_Task requirements_
Retype these lines and no others: the line holding "Write a component", the line holding "70, interval: 10", and all lines between them. Pictures stay out.

_Entries with chart source code_
........
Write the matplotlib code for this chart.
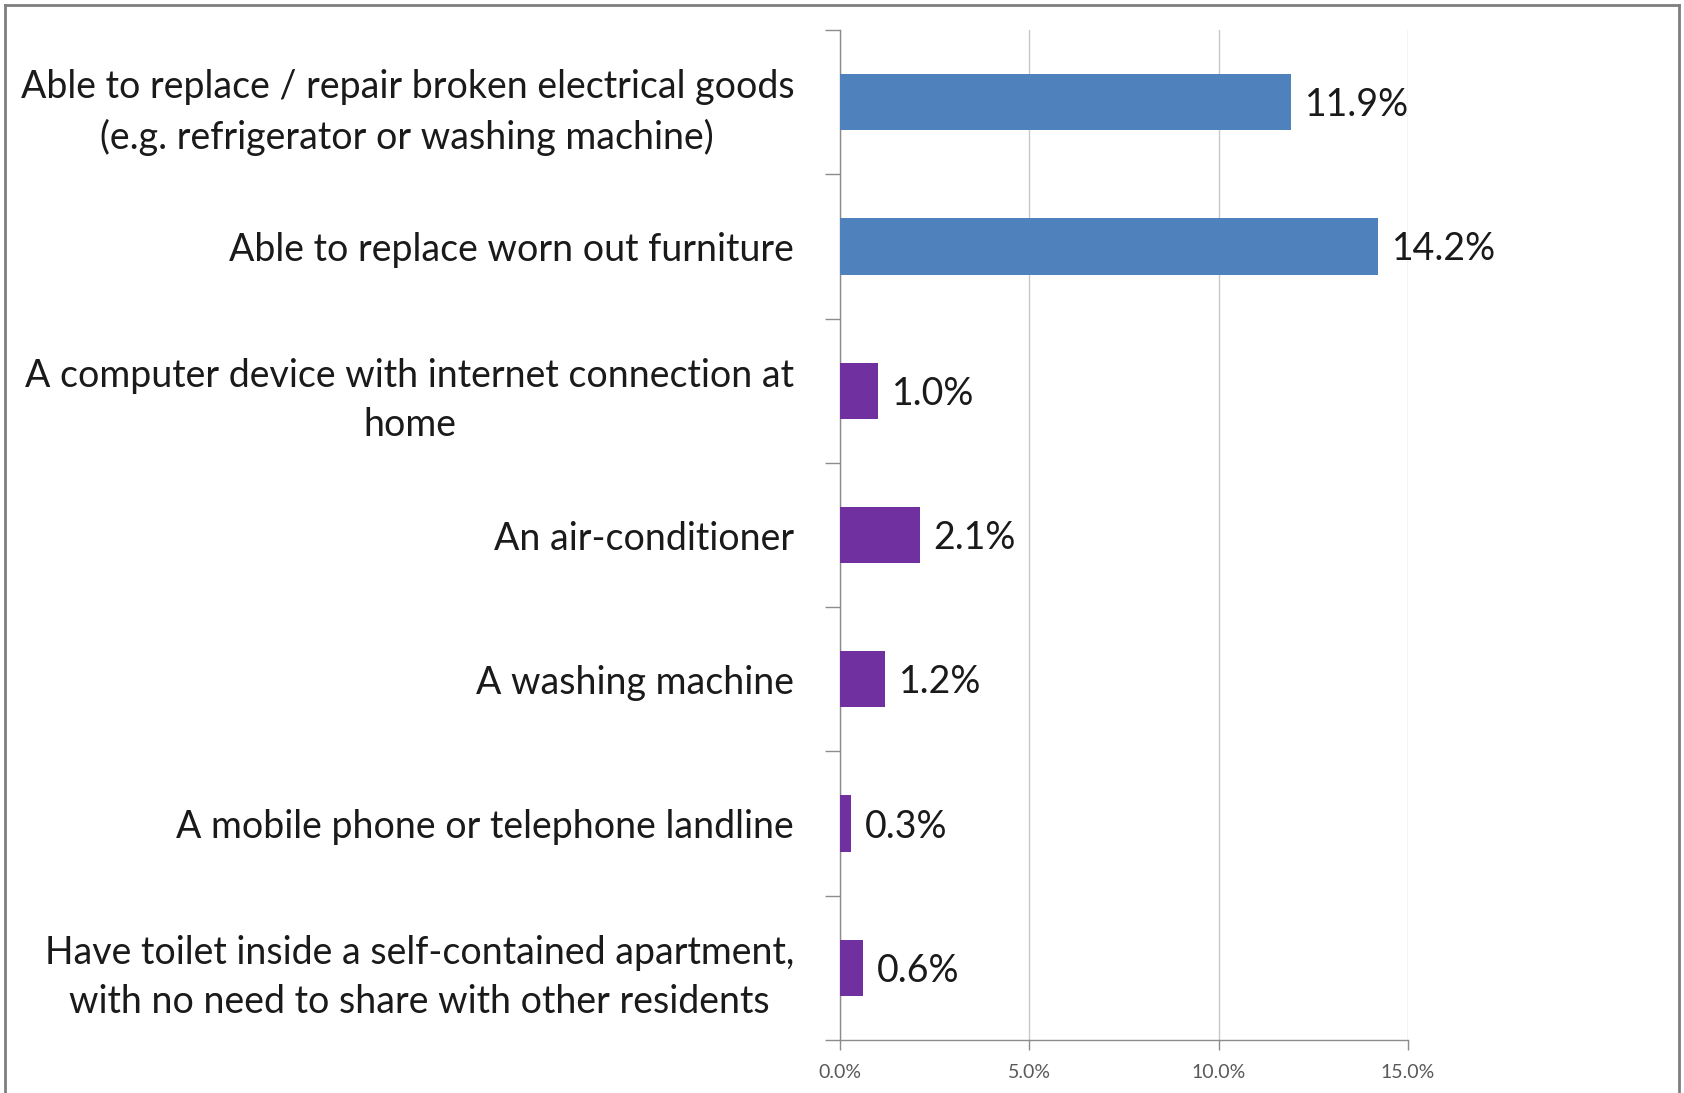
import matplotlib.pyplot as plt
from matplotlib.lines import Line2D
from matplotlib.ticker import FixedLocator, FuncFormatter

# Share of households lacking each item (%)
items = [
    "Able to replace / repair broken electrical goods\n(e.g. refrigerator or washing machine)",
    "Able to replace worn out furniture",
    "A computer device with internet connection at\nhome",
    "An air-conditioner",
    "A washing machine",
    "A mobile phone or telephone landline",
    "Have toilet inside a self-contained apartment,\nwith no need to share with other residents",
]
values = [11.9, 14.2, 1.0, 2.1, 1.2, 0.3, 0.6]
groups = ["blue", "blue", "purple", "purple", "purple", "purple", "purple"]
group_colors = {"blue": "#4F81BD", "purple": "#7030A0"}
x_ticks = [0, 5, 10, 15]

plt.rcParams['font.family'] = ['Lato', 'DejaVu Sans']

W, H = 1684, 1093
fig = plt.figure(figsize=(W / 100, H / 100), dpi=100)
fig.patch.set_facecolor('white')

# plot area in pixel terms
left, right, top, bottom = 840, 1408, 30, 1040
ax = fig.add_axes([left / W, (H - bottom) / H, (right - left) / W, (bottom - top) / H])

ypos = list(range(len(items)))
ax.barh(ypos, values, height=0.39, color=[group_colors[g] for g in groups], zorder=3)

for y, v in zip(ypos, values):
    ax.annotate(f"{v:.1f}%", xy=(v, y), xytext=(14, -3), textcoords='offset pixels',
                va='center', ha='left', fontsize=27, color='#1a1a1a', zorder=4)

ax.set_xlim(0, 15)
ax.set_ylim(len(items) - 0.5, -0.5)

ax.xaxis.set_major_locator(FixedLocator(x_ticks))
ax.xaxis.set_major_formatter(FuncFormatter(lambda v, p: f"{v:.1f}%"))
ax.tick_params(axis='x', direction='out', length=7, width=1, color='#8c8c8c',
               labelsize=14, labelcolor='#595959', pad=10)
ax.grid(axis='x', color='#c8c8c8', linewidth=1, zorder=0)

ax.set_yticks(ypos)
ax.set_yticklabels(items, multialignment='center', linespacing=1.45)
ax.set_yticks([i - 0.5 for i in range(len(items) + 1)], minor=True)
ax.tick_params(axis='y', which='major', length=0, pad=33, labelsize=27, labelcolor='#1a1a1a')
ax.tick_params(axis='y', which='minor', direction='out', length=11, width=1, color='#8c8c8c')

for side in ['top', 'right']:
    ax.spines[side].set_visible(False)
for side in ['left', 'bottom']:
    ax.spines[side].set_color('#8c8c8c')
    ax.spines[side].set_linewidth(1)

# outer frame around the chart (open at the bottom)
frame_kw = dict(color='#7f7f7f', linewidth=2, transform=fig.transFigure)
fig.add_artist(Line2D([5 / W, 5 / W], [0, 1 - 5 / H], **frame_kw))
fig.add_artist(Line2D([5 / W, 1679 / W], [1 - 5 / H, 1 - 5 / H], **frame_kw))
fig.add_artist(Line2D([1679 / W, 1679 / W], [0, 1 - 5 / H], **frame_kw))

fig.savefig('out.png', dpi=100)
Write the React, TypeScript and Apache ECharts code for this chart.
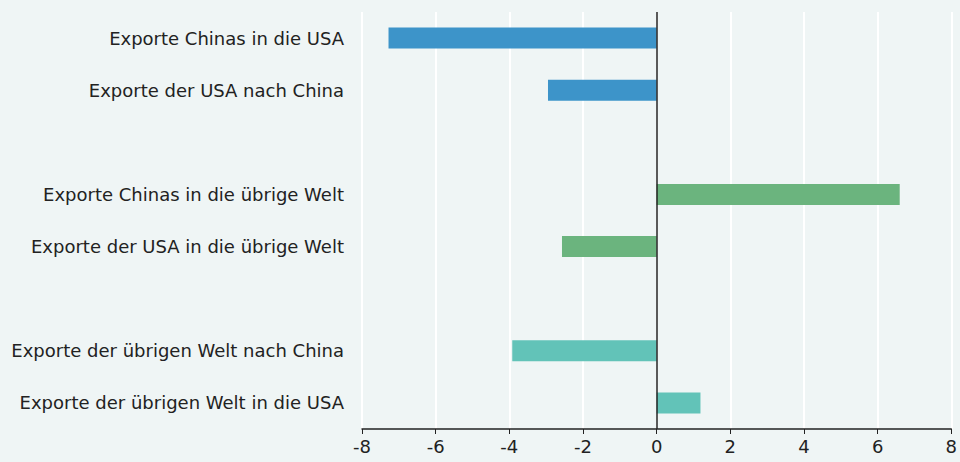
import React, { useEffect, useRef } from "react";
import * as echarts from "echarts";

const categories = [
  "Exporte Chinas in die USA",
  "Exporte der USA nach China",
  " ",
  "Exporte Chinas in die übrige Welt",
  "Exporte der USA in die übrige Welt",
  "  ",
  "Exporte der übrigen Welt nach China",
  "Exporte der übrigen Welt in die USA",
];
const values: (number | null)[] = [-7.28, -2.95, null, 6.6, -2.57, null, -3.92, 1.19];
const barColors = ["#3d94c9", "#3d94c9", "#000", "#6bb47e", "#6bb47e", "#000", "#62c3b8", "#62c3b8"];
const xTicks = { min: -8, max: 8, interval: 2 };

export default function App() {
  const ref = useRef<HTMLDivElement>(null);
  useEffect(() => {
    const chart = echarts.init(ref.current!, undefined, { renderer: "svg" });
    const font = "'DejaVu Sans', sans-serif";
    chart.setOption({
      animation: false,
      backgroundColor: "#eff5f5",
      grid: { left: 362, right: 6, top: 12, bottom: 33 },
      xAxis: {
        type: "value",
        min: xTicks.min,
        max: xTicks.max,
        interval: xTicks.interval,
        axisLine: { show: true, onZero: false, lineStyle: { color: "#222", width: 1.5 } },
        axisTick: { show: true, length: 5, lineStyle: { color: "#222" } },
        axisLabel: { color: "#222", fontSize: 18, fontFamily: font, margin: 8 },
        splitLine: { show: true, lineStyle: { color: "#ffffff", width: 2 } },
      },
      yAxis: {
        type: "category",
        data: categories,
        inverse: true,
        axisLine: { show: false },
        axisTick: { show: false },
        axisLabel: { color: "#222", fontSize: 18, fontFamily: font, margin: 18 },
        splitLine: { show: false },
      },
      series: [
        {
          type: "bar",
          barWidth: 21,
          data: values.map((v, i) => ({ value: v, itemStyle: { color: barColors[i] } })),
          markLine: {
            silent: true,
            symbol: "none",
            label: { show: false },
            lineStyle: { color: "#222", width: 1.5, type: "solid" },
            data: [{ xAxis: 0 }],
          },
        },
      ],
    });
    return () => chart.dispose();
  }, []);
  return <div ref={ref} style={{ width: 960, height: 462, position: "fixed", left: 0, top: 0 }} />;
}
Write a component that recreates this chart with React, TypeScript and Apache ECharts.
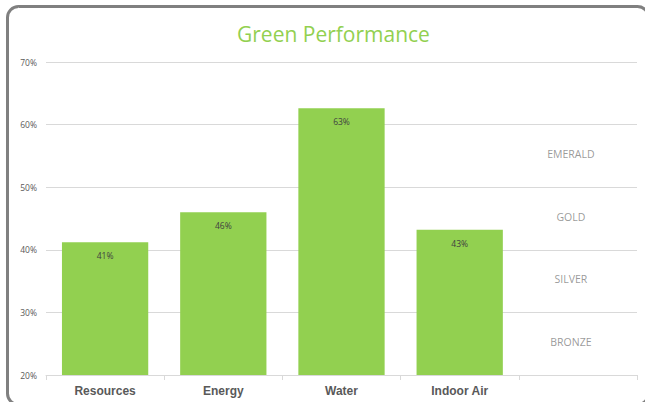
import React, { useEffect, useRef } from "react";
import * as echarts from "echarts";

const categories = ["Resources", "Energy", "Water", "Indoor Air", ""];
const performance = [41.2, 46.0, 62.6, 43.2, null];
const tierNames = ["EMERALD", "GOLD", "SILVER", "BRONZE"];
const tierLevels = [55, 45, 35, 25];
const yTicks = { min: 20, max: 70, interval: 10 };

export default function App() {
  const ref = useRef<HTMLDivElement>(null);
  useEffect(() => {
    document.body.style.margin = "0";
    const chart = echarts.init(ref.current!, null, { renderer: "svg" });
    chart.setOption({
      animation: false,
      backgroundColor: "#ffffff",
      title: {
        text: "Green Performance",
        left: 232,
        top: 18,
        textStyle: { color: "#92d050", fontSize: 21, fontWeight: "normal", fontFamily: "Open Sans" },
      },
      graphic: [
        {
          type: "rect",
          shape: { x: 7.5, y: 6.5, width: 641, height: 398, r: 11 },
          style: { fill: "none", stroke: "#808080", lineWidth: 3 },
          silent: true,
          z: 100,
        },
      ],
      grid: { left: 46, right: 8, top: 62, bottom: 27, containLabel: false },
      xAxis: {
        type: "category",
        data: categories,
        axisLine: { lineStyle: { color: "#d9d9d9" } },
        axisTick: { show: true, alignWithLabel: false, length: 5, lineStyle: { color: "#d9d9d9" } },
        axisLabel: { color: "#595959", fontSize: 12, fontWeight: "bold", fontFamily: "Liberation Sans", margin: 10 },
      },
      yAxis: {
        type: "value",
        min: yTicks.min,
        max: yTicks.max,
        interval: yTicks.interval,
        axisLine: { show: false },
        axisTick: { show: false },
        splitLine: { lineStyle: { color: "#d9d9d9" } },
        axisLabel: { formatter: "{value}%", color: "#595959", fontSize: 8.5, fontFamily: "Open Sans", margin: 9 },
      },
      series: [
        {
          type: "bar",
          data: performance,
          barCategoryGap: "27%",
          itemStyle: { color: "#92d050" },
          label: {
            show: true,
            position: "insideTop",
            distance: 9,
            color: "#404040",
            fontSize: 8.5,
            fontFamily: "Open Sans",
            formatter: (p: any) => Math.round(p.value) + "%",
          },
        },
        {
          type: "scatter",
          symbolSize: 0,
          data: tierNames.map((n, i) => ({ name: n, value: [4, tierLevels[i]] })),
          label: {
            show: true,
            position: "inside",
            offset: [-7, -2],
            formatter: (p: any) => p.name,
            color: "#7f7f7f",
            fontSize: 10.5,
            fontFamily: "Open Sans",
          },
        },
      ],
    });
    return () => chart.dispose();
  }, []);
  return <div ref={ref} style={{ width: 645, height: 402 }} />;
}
........
_Task answer_
Write a component that recreates this chart with React, TypeScript and Apache ECharts.
import React, { useEffect, useRef } from "react";
import * as echarts from "echarts";

const categories = ["Resources", "Energy", "Water", "Indoor Air", ""];
const performance = [41.2, 46.0, 62.6, 43.2, null];
const tierNames = ["EMERALD", "GOLD", "SILVER", "BRONZE"];
const tierLevels = [55, 45, 35, 25];
const yTicks = { min: 20, max: 70, interval: 10 };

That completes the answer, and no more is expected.